The use of curated jumped out at me. It means “selected, organized, and presented using professional or expert knowledge.” McAdam certainly qualifies. I’ve been reading his material for years, and he’s been a fine reporter about all things Boston Red Sox for many years. McAdam used to write for the Providence Journal; now he’s with

It’s a history of the team in a sense, but it is presented in an unusual manner. The book is not particularly interested in a complete history. It simply gives some broad categories – History, The Media, The Rivalry, the Icons, The Aces, Just Missed, The Golden Age, and Transformative Figures – and then has a few essays for each category. If you’ve been paying attention to Boston’s baseball history, you can guess how it might work. Ted Williams, Carl Yastrzemski aand David Ortiz re considered Icons, Just Missed covers the 1967, 1978 and 1986 seasons, The Aces are Roger Clemens and Pedro Martinez. Each championship season in this century gets a chapter too.

If you getting the idea that there’s not a heck of a lot of information about life before, say, 1960, you’d be right. The creation of the team and its early champions and stars are pretty much ignored. I’m OK with that, since there are plenty of other sources for such material. But the point that this is selective and comprehensive history.

The story of the championship seasons and the near-misses probably can be recited by rote by many of those in Sox Nation. The accounts are in here, and it’s easy to wonder if a fresh audience can be found there. I’d also guess that the story of the Icons and the Aces are familiar to most.

That essentially leaves only a couple of the eight sections that feel quite fresh. Three media members receive profiles: Ned Martin, Peter Gammons and Jerry Remy. The Transformative Figures are Dick O’Connell, Theo Epstein and Terry Francona. There are no complaints with any of those names and their inclusion here, and McAdam does a good job of explaining who they are and why they matter in the story of the Red Sox.
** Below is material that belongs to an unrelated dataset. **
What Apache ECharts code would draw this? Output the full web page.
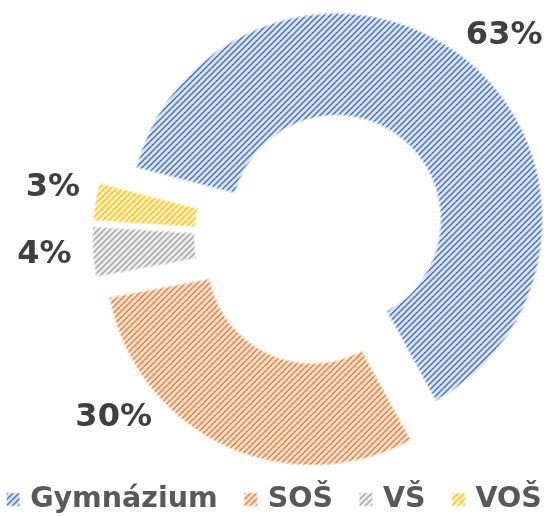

This checks in at under 300 pages, and the stories flow quite well. We’re obviously in skilled hands here – a good curator of the information, if you will.

“Boston Red Sox,” then serves its intended purpose nicely; it gives an overview of the franchise’s history with an emphasis on recent times. It might not be filled with new information about the team’s background, but don’t blame the author for that. Blame your own reading habits.